__Given information__
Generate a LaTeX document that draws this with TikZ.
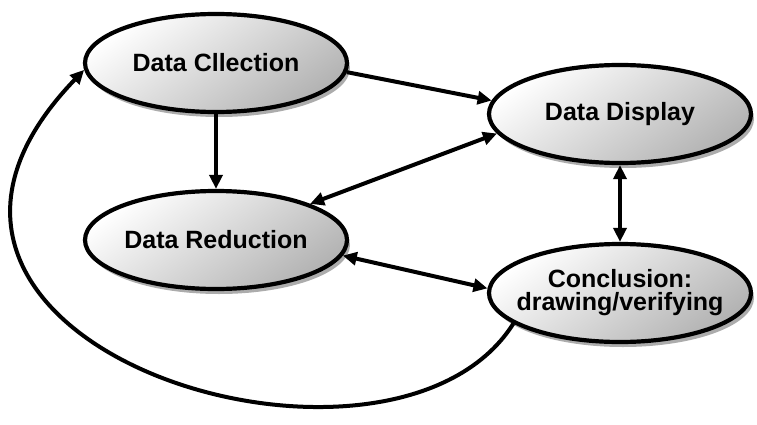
\documentclass[tikz,border=0pt]{standalone}
\usepackage{fontspec}
\setmainfont{Liberation Sans}
\usetikzlibrary{shapes.geometric,arrows.meta,shadows}
\tikzset{
    data-ellipse/.style = {ellipse, draw=black, line width=4.2pt, minimum width=262pt, minimum height=98pt, inner sep=0pt,
        top color=white, bottom color=gray!60, shading angle=35,
        drop shadow={shadow xshift=3pt, shadow yshift=-5pt, fill=gray!65, opacity=1},
        font=\fontsize{25}{23}\selectfont\bfseries, align=center},
    flow-arrow/.style = {line width=4pt, -{Triangle[length=14pt, width=13pt]}},
    both-arrow/.style = {line width=4pt, {Triangle[length=14pt, width=13pt]}-{Triangle[length=14pt, width=13pt]}},
}
\begin{document}
\begin{tikzpicture}[x=1pt, y=1pt]
\useasboundingbox (0,0) rectangle (757,424);
\node [data-ellipse] (collect) at (216,361) {Data Cllection};
\node [data-ellipse] (display) at (620,310) {Data Display};
\node [data-ellipse] (reduce) at (216,184) {Data Reduction};
\node [data-ellipse, inner xsep=-15pt, inner ysep=-8pt] (conclude) at (620,131) {Conclusion:\\drawing/verifying};
\draw [flow-arrow] (collect.-4) -- (display.174);
\draw [flow-arrow] (collect.south) -- (reduce.north);
\draw [both-arrow] (display.189) -- (reduce.21);
\draw [both-arrow] (display.south) -- (conclude.north);
\draw [both-arrow] (reduce.-7) -- (conclude.178);
\draw [flow-arrow] (conclude.196) .. controls (390,-95) and (-180,80) .. (collect.183);
\end{tikzpicture}
\end{document}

__Problem to work on__
Extract all the data above exactly, excluding every picture.

__Full response__
Generate a LaTeX document that draws this with TikZ.
\documentclass[tikz,border=0pt]{standalone}
\usepackage{fontspec}
\setmainfont{Liberation Sans}
\usetikzlibrary{shapes.geometric,arrows.meta,shadows}
\tikzset{
    data-ellipse/.style = {ellipse, draw=black, line width=4.2pt, minimum width=262pt, minimum height=98pt, inner sep=0pt,
        top color=white, bottom color=gray!60, shading angle=35,
        drop shadow={shadow xshift=3pt, shadow yshift=-5pt, fill=gray!65, opacity=1},
        font=\fontsize{25}{23}\selectfont\bfseries, align=center},
    flow-arrow/.style = {line width=4pt, -{Triangle[length=14pt, width=13pt]}},
    both-arrow/.style = {line width=4pt, {Triangle[length=14pt, width=13pt]}-{Triangle[length=14pt, width=13pt]}},
}
\begin{document}
\begin{tikzpicture}[x=1pt, y=1pt]
\useasboundingbox (0,0) rectangle (757,424);
\node [data-ellipse] (collect) at (216,361) {Data Cllection};
\node [data-ellipse] (display) at (620,310) {Data Display};
\node [data-ellipse] (reduce) at (216,184) {Data Reduction};
\node [data-ellipse, inner xsep=-15pt, inner ysep=-8pt] (conclude) at (620,131) {Conclusion:\\drawing/verifying};
\draw [flow-arrow] (collect.-4) -- (display.174);
\draw [flow-arrow] (collect.south) -- (reduce.north);
\draw [both-arrow] (display.189) -- (reduce.21);
\draw [both-arrow] (display.south) -- (conclude.north);
\draw [both-arrow] (reduce.-7) -- (conclude.178);
\draw [flow-arrow] (conclude.196) .. controls (390,-95) and (-180,80) .. (collect.183);
\end{tikzpicture}
\end{document}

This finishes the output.